Şehir sessiz, sakin ve çok asil. Nehirde ona sanki eşlik edercesine sakince şehrin etrafından akıyor ve her yerden görülüyor. Kent yapısı itibarı ile asırlardır çok korunaklı bir konumda olabilmiş.

1940 senesinde İspanya’nın bu şehri dünya çapında bir kültürel miras olarak kabul edilmiş ve çok seneler sonra 1986 senesinde UNESCO devreye girip burayı kültürel yapısı ve özellikleri nedeniyle UNESCO DÜNYA MİRASI listesine almış.

Günümüzde İspanya’da Toledo gibi kırk üç tane UNESCO DÜNYA MİRASI bulunuyor.

Bu nedenle İspanya’nın neredeyse tüm bölgelerine yayılmış olan bu şahane kültür miraslarını mutlaka yolunuz düştükçe görmenizi tavsiye ederim.

Bunlardan bazıları örneğin Segovia kenti ve su kemeri, Cordoba Antik Kenti, Granada’daki Elhamra Sarayı, Madrid’deki Escorial Sarayı ve Manastırı, Barcelona’da Antonio Gaudi’ye ait eserler, Galicia’daki Santiago de Compostela Kilisesi ve bunun gibi niceleri. Hepsi kültürel anlamda birer cevher, İspanya'ya has ve gerçekten eşsiz.

İspanya’ya gittiğinizde bir de buradaki damak tadı ve İspanyol mutfağı bize çok uygun, çok leziz. Toledo örneğin bu sene İspanya'nın gastronomi merkezi seçildi ve İspanya’da yaklaşık 180 tane Michelin yıldızlı restoran var.

toledo-2

Sokak sokak gezin

İspanya’ya geldiğinizde bulunduğunuz bölgeye göre elbette tapasları yani küçük küçük mezeleri keyifle tatmanızı dilerim. Diğer taraftan tabii çok fazla Jamon yani Jambon çeşitleri var ve genelde çok seviliyor. İspanyol şarapları ve ev şarapları var. Balık ürünleri severseniz paellalar, balıklar, balık mezeleri çok güzel. Bazı bölgelerde ise çok fazla büyükbaş hayvan yetiştiriliyor ve kırmızı etleri de çok leziz.
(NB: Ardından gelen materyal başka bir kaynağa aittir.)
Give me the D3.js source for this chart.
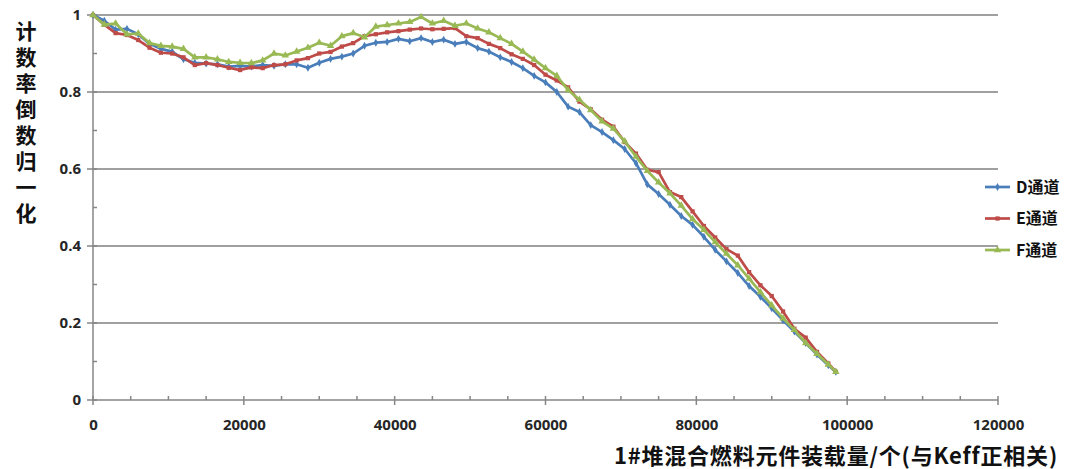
<!DOCTYPE html>
<head>
<meta charset="utf-8">
<style>
body {
  margin: 0;
  background: #fff;
  font-family: "Open Sans", "Noto Sans CJK SC", sans-serif;
}
.tick text {
  font: bold 15px "Open Sans", "Noto Sans CJK SC", sans-serif;
  fill: #262626;
}
.grid line {
  stroke: #a0a0a0;
  stroke-width: 2px;
}
.series {
  fill: none;
  stroke-width: 2.7px;
  stroke-linejoin: round;
}
.title {
  font: bold 21px "Noto Sans CJK SC", sans-serif;
  fill: #111;
}
.legend text {
  font: bold 16px "Noto Sans CJK SC", sans-serif;
  fill: #111;
}
</style>
</head>
<body>
<script src="https://cdn.jsdelivr.net/npm/d3@7/dist/d3.min.js"></script>
<script>
// loading count (x) and normalised inverse count rate for channels D, E, F
var loads = [0, 1500, 3000, 4500, 6000, 7500, 9000, 10500, 12000, 13500,
  15000, 16500, 18000, 19500, 21000, 22500, 24000, 25500, 27000, 28500,
  30000, 31500, 33000, 34500, 36000, 37500, 39000, 40500, 42000, 43500,
  45000, 46500, 48000, 49500, 51000, 52500, 54000, 55500, 57000, 58500,
  60000, 61500, 63000, 64500, 66000, 67500, 69000, 70500, 72000, 73500,
  75000, 76500, 78000, 79500, 81000, 82500, 84000, 85500, 87000, 88500,
  90000, 91500, 93000, 94500, 96000, 97500, 98500];

var chD = [1.0, 0.985, 0.962, 0.964, 0.95, 0.925, 0.912, 0.905, 0.885, 0.876,
  0.874, 0.872, 0.866, 0.868, 0.866, 0.87, 0.868, 0.872, 0.872, 0.863,
  0.876, 0.886, 0.892, 0.9, 0.92, 0.928, 0.93, 0.938, 0.932, 0.94,
  0.93, 0.936, 0.925, 0.93, 0.914, 0.905, 0.89, 0.878, 0.862, 0.842,
  0.825, 0.8, 0.762, 0.748, 0.714, 0.696, 0.675, 0.652, 0.615, 0.56,
  0.535, 0.507, 0.478, 0.455, 0.424, 0.39, 0.36, 0.33, 0.296, 0.268,
  0.238, 0.207, 0.178, 0.148, 0.118, 0.09, 0.073];

var chE = [1.0, 0.975, 0.953, 0.948, 0.935, 0.915, 0.902, 0.9, 0.89, 0.87,
  0.875, 0.87, 0.863, 0.857, 0.864, 0.862, 0.87, 0.872, 0.882, 0.888,
  0.9, 0.904, 0.918, 0.927, 0.945, 0.95, 0.955, 0.958, 0.962, 0.965,
  0.963, 0.964, 0.966, 0.945, 0.94, 0.925, 0.914, 0.898, 0.886, 0.87,
  0.845, 0.83, 0.812, 0.775, 0.755, 0.728, 0.71, 0.67, 0.64, 0.598,
  0.592, 0.54, 0.527, 0.49, 0.452, 0.422, 0.392, 0.375, 0.332, 0.298,
  0.27, 0.23, 0.185, 0.162, 0.125, 0.095, 0.073];

var chF = [1.0, 0.975, 0.978, 0.95, 0.952, 0.927, 0.92, 0.918, 0.912, 0.89,
  0.89, 0.885, 0.878, 0.876, 0.875, 0.882, 0.9, 0.895, 0.905, 0.915,
  0.928, 0.92, 0.945, 0.953, 0.942, 0.97, 0.974, 0.978, 0.982, 0.995,
  0.978, 0.985, 0.972, 0.978, 0.965, 0.955, 0.94, 0.925, 0.905, 0.884,
  0.862, 0.842, 0.805, 0.78, 0.753, 0.724, 0.705, 0.672, 0.632, 0.595,
  0.565, 0.537, 0.505, 0.47, 0.442, 0.41, 0.38, 0.35, 0.315, 0.28,
  0.246, 0.212, 0.182, 0.148, 0.12, 0.092, 0.073];

var seriesNames = ["D通道", "E通道", "F通道"];
var seriesColors = ["#4a7ebb", "#be4b48", "#98b954"];
var xTicks = [0, 20000, 40000, 60000, 80000, 100000, 120000];
var yTicks = [0, 0.2, 0.4, 0.6, 0.8, 1];
var yLabels = ["0", "0.2", "0.4", "0.6", "0.8", "1"];
var yTitle = "计数率倒数归一化";
var xTitle = "1#堆混合燃料元件装载量/个(与Keff正相关)";

var W = 1076, H = 469;
var x = d3.scaleLinear().domain([0, 120000]).range([93, 998]);
var y = d3.scaleLinear().domain([0, 1]).range([400, 15]);

var svg = d3.select("body").append("svg")
  .attr("width", W).attr("height", H);

// gridlines
svg.append("g").attr("class", "grid")
  .selectAll("line").data(yTicks.filter(function(d) { return d > 0; }))
  .enter().append("line")
  .attr("x1", x(0)).attr("x2", x(120000))
  .attr("y1", function(d) { return y(d); })
  .attr("y2", function(d) { return y(d); });

// axis lines, major and minor ticks
var ax = svg.append("g").attr("stroke", "#868686").attr("stroke-width", 1.5);
ax.append("line").attr("x1", x(0)).attr("x2", x(120000)).attr("y1", y(0)).attr("y2", y(0));
ax.append("line").attr("x1", x(0)).attr("x2", x(0)).attr("y1", y(0)).attr("y2", y(1));

var xMinor = d3.range(0, 120001, 5000);
ax.selectAll(".xt").data(xMinor).enter().append("line")
  .attr("x1", function(d) { return x(d); }).attr("x2", function(d) { return x(d); })
  .attr("y1", y(0) - 4)
  .attr("y2", function(d) { return d % 20000 === 0 ? y(0) + 5 : y(0); });

var yMinor = d3.range(0, 11).map(function(i) { return i / 10; });
ax.selectAll(".yt").data(yMinor).enter().append("line")
  .attr("y1", function(d) { return y(d); }).attr("y2", function(d) { return y(d); })
  .attr("x1", function(d) { return Math.round(d * 10) % 2 === 0 ? x(0) - 6 : x(0); })
  .attr("x2", x(0) + 4);

// tick labels
svg.append("g")
  .attr("transform", "translate(0," + y(0) + ")")
  .call(d3.axisBottom(x).tickValues(xTicks).tickFormat(d3.format("d")).tickSize(0).tickPadding(19))
  .call(function(g) { g.select(".domain").remove(); });

svg.append("g")
  .attr("transform", "translate(" + x(0) + ",0)")
  .call(d3.axisLeft(y).tickValues(yTicks).tickFormat(function(d, i) { return yLabels[i]; }).tickSize(0).tickPadding(12))
  .call(function(g) { g.select(".domain").remove(); });

// series
var data = [chD, chE, chF];
var line = d3.line()
  .x(function(d, i) { return x(loads[i]); })
  .y(function(d) { return y(d); });

var symbols = [d3.symbolDiamond, d3.symbolSquare, d3.symbolTriangle];
var symSizes = [18, 18, 24];

data.forEach(function(s, k) {
  svg.append("path").attr("class", "series")
    .attr("stroke", seriesColors[k])
    .attr("d", line(s));
  svg.append("g").selectAll("path").data(s).enter().append("path")
    .attr("transform", function(d, i) { return "translate(" + x(loads[i]) + "," + y(d) + ")"; })
    .attr("d", d3.symbol().type(symbols[k]).size(symSizes[k]))
    .attr("fill", seriesColors[k]);
});

// legend
var lg = svg.append("g").attr("class", "legend");
seriesNames.forEach(function(n, k) {
  var ly = 187 + k * 31.5;
  lg.append("line").attr("x1", 985).attr("x2", 1010).attr("y1", ly).attr("y2", ly)
    .attr("stroke", seriesColors[k]).attr("stroke-width", 2.7);
  lg.append("path").attr("transform", "translate(997.5," + ly + ")")
    .attr("d", d3.symbol().type(symbols[k]).size(symSizes[k]))
    .attr("fill", seriesColors[k]);
  lg.append("text").attr("x", 1016).attr("y", ly).attr("dy", "0.36em").text(n);
});

// axis titles
svg.append("text").attr("class", "title")
  .attr("x", 26).attr("y", 21)
  .style("writing-mode", "vertical-rl")
  .style("letter-spacing", "5px")
  .text(yTitle);
svg.append("text").attr("class", "title")
  .attr("x", 1058).attr("y", 464).attr("text-anchor", "end")
  .style("font-size", "22px")
  .style("letter-spacing", "0.8px")
  .text(xTitle);
</script>
</body>
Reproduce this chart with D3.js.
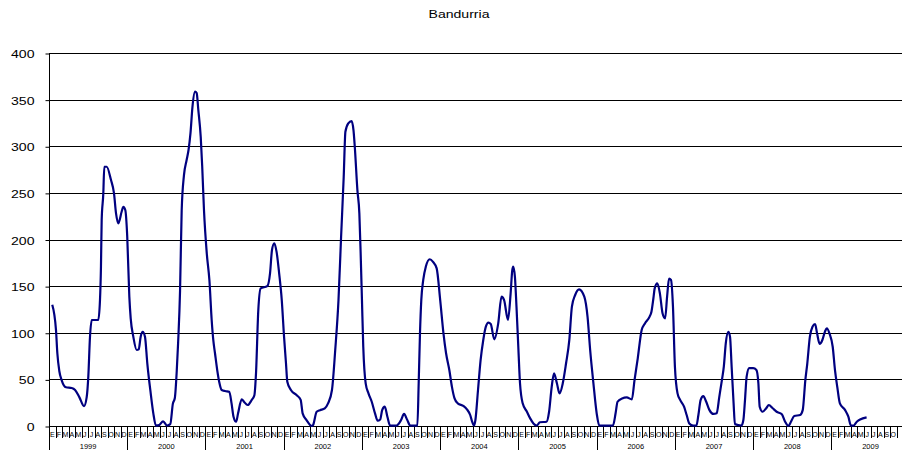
<!DOCTYPE html>
<html>
<head>
<meta charset="utf-8">
<script src="https://cdn.jsdelivr.net/npm/d3@7"></script>
<style>
  html, body { margin: 0; padding: 0; background: #fff; }
  svg { display: block; }
  text { font-family: "Liberation Sans", Arial, sans-serif; fill: #000; }
</style>
</head>
<body>
<svg id="chart" width="902" height="450"></svg>
<script>
// ---- data ----
const title = "Bandurria";
const years = ["1999","2000","2001","2002","2003","2004","2005","2006","2007","2008","2009"];
const monthLabels = ["E","F","M","A","M","J","J","A","S","O","N","D"];
const yTicks = [0, 50, 100, 150, 200, 250, 300, 350, 400];
// time in months since January 1999 (0 = Jan 1999)
const t = [0,0.57,0.78,1.08,1.45,2.1,2.98,3.5,4.15,4.87,5.28,5.53,5.79,6.05,7.06,7.32,7.47,7.58,7.83,7.98,8.35,9.0,9.47,9.78,10.13,10.65,10.9,11.2,11.5,11.82,12.03,12.43,12.95,13.26,13.56,13.87,14.22,14.58,15.1,15.5,15.9,16.4,17.0,17.6,18.1,18.5,18.8,19.1,19.3,19.6,19.85,20.2,20.6,20.9,21.2,21.5,21.9,22.15,22.4,22.77,23.0,23.27,23.7,24.1,24.45,24.7,24.96,25.3,25.6,25.99,26.5,27.15,27.5,27.8,28.2,28.5,29.06,29.4,29.98,30.6,31.0,31.25,31.6,31.97,32.98,33.4,33.7,34.05,34.4,34.8,35.2,35.55,35.85,36.05,36.6,37.5,38.1,38.4,39.0,39.8,40.0,40.55,41.06,41.8,42.3,42.9,43.4,43.9,44.3,44.7,44.96,45.4,45.9,46.2,46.4,46.8,47.1,47.3,47.5,47.7,48.07,48.5,49.0,49.5,49.9,50.3,50.6,51.0,51.4,51.8,52.8,53.5,53.95,54.45,54.9,56.0,56.2,56.4,56.6,56.9,57.3,57.9,58.4,58.96,59.5,60.0,60.4,60.9,61.3,61.7,62.2,63.1,63.6,64.1,64.4,64.7,64.9,65.3,65.7,66.1,66.5,66.9,67.25,67.8,68.4,68.9,69.3,69.9,70.3,70.55,70.7,70.96,71.2,71.5,71.74,72.15,72.8,73.3,73.8,74.3,74.8,75.8,76.2,76.6,76.96,77.4,77.8,78.3,78.8,79.3,79.7,80.2,80.8,81.6,82.1,82.5,83.0,83.5,83.9,86.0,86.4,86.7,87.4,88.1,88.9,89.3,89.8,90.4,90.9,91.6,91.9,92.2,92.4,92.8,93.2,93.6,94.0,94.3,94.6,94.9,95.2,95.5,95.9,96.3,96.9,97.3,97.7,98.3,98.8,99.1,99.45,99.85,100.3,100.8,101.4,101.9,102.3,102.7,103.0,103.3,103.7,103.95,104.2,104.5,104.7,105.7,106.0,106.25,106.5,106.9,107.5,108.0,108.3,108.5,108.95,109.5,109.9,110.5,111.1,111.9,112.4,112.9,113.3,113.8,114.7,115.1,115.5,115.8,116.2,116.6,117.0,117.3,117.7,118.1,118.5,118.8,119.2,119.7,120.05,120.4,120.8,121.6,122.1,122.5,122.9,123.4,123.9,124.9];
const v = [130,103,78,59,49,41.5,40.7,38.6,31,21.4,31,53,96,113.7,113.7,135,171,221,249.5,278,278,264,249.5,228,217.4,230,235,231.6,203,138.7,115.5,95.8,81.5,82.2,95.8,101,95.8,67,35,13.6,0.5,1,5,0.5,2,24,30,60,88.7,145,231,269,285,296,314,342,358.5,357,339,310,278,231.6,185,156.6,113.7,92,78,60,47.5,38.6,37.5,36.8,24.3,10,4.6,13.6,28.6,26,22.5,28,33,56.5,124,147.6,150,163.7,188.7,196,187,163.7,135,95.8,67,47.5,38.6,33,28,13.6,6.4,0,1,15.3,17,19,24.3,38.6,81.5,135,203,267,315.6,324.6,327,317.4,299.5,253,228,185,135,85,45.8,35,26,13.6,5.7,7,17,20.7,10,0.5,0.5,6.4,12.9,6.4,0.5,0.5,45.8,99.4,135,156.6,171,178.8,176,169,135,99.4,78,60,42,29.6,24.3,21.4,17.9,11.8,4.6,0.5,6.4,38.6,70.8,92,106.5,110.8,109.4,93,110,138.7,135,113.7,142,167,171,160,128,81.5,45.8,24.3,15.3,8.2,2.8,0.5,4,4.6,15.3,42,56.5,45.8,35,45.8,67,92,128,140.5,146.6,138.7,117,81.5,45.8,13.6,0.5,0.5,13.6,26,29.6,30.7,28.6,49,72.6,103,110,117,122.6,137,147.6,153,142,121,115.5,138.7,158,156.6,128,63.6,35,28,20.7,11.8,2.8,0.5,0.5,11.8,28,32,26,17,12.9,13.6,31,49,63.6,88.7,101,95.8,63.6,24.3,2,0.5,6.4,28,53,62,62,60,45.8,20.7,15.3,19,22.5,19,15.3,12.5,4.6,0,4.6,10.7,11.8,17,49,67,95.8,106.5,109.4,99.4,88,92,101,104.8,99.4,85,60,42,24.3,17,10,0.5,0.5,4.6,7,9.3];

// ---- layout ----
const W = 902, H = 450;
const plotLeft = 49, plotTop = 53, plotBottom = 426;
const nMonths = years.length * 12;
const monthW = 6.52;
const plotRight = plotLeft + nMonths * monthW;

const svg = d3.select("#chart");
const x = d3.scaleLinear().domain([-0.5, nMonths - 0.5]).range([plotLeft, plotRight]);
const y = d3.scaleLinear().domain([0, 400]).range([plotBottom, plotTop]);

// title
svg.append("text")
  .attr("transform", `translate(459,18) scale(1.28,1)`)
  .attr("text-anchor", "middle")
  .style("font-size", "11px")
  .text(title);

// gridlines
svg.append("g").selectAll("line")
  .data(yTicks.filter(d => d > 0))
  .join("line")
  .attr("x1", plotLeft).attr("x2", W)
  .attr("y1", d => Math.round(y(d)) + 0.5).attr("y2", d => Math.round(y(d)) + 0.5)
  .attr("stroke", "#000").attr("stroke-width", 1);

// y axis
const yAxis = d3.axisLeft(y).tickValues(yTicks).tickSize(4).tickFormat(d3.format("d"));
const gy = svg.append("g").attr("transform", `translate(${plotLeft + 0.5},0.5)`).call(yAxis);
gy.select(".domain").attr("stroke", "#000").attr("d", `M0,${plotTop}V${plotBottom}`);
gy.selectAll(".tick line").attr("stroke", "#000");
gy.selectAll(".tick text")
  .attr("x", null).attr("dy", null)
  .attr("transform", "translate(-15,4) scale(1.28,1)")
  .attr("text-anchor", "end")
  .style("font-size", "11px")
  .style("font-family", "'Liberation Sans', Arial, sans-serif");

// x axis line
svg.append("line")
  .attr("x1", plotLeft).attr("x2", W)
  .attr("y1", plotBottom + 0.5).attr("y2", plotBottom + 0.5)
  .attr("stroke", "#000");

// month tick lines (boundaries)
const boundaries = d3.range(0, nMonths + 1);
svg.append("g").selectAll("line")
  .data(boundaries)
  .join("line")
  .attr("x1", d => Math.round(x(d - 0.5)) + 0.5)
  .attr("x2", d => Math.round(x(d - 0.5)) + 0.5)
  .attr("y1", plotBottom)
  .attr("y2", d => d % 12 === 0 ? H : plotBottom + 12)
  .attr("stroke", "#000").attr("stroke-width", 1);

// month labels (only those that fall inside the visible frame)
svg.append("g").selectAll("text")
  .data(d3.range(0, nMonths).filter(d => x(d) + 3 <= W))
  .join("text")
  .attr("x", d => x(d))
  .attr("y", plotBottom + 11)
  .attr("text-anchor", "middle")
  .style("font-size", "7px")
  .text(d => monthLabels[d % 12]);

// year labels
svg.append("g").selectAll("text")
  .data(years)
  .join("text")
  .attr("x", (d, i) => x(i * 12 + 5.5))
  .attr("y", H - 1)
  .attr("text-anchor", "middle")
  .style("font-size", "7.5px")
  .text(d => d);

// series line
const pts = t.map((d, i) => [d, v[i]]);
svg.append("path")
  .datum(pts)
  .attr("fill", "none")
  .attr("stroke", "#000080")
  .attr("stroke-width", 2.2)
  .attr("stroke-linejoin", "round")
  .attr("d", d3.line().x(d => x(d[0])).y(d => y(d[1])).curve(d3.curveMonotoneX));
</script>
</body>
</html>
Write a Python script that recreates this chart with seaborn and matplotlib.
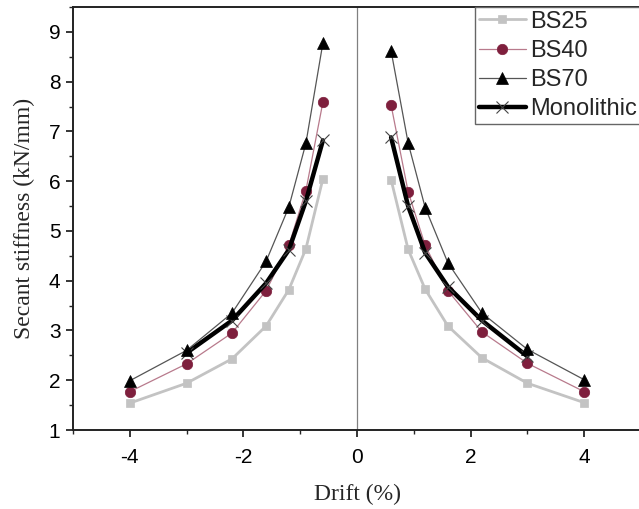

Toledo’nun ise tatlıları özellikle badem tatlısı meşhur. Tatlı badem, şeker ve yumurtadan yapılıyor ve halk arasında çok seviliyor. Kanımca sizde Toledo’da sokak sokak gezin ve o harika yerel ve geleneksel mutfağına sahip restoranları keşfedin. O harika ahşap yapılarda kendinize güzel bir teras bulup hem manzarayı sonuna kadar özümseyin, o güzelliği yaşayın ve tarihi içinize çekin ya da buradaki ‘Hacienda’lara benzeyen bir restoran keşfedin. Haciendalar genelde büyük avluları olan muazzam güzellikteki yerel çiftlikler. Buradaki mimariye ve verdiği serinliğe hayran kalıp gene tarihin derinliklerine dalın derim.

Buradan da anlaşılacağı gibi İspanya uçsuz bucaksız kocaman ve kültürel ve doğal güzelliklerle dopdolu bir ülke. 

En yakın zamanda keşfetmenizi dilerim.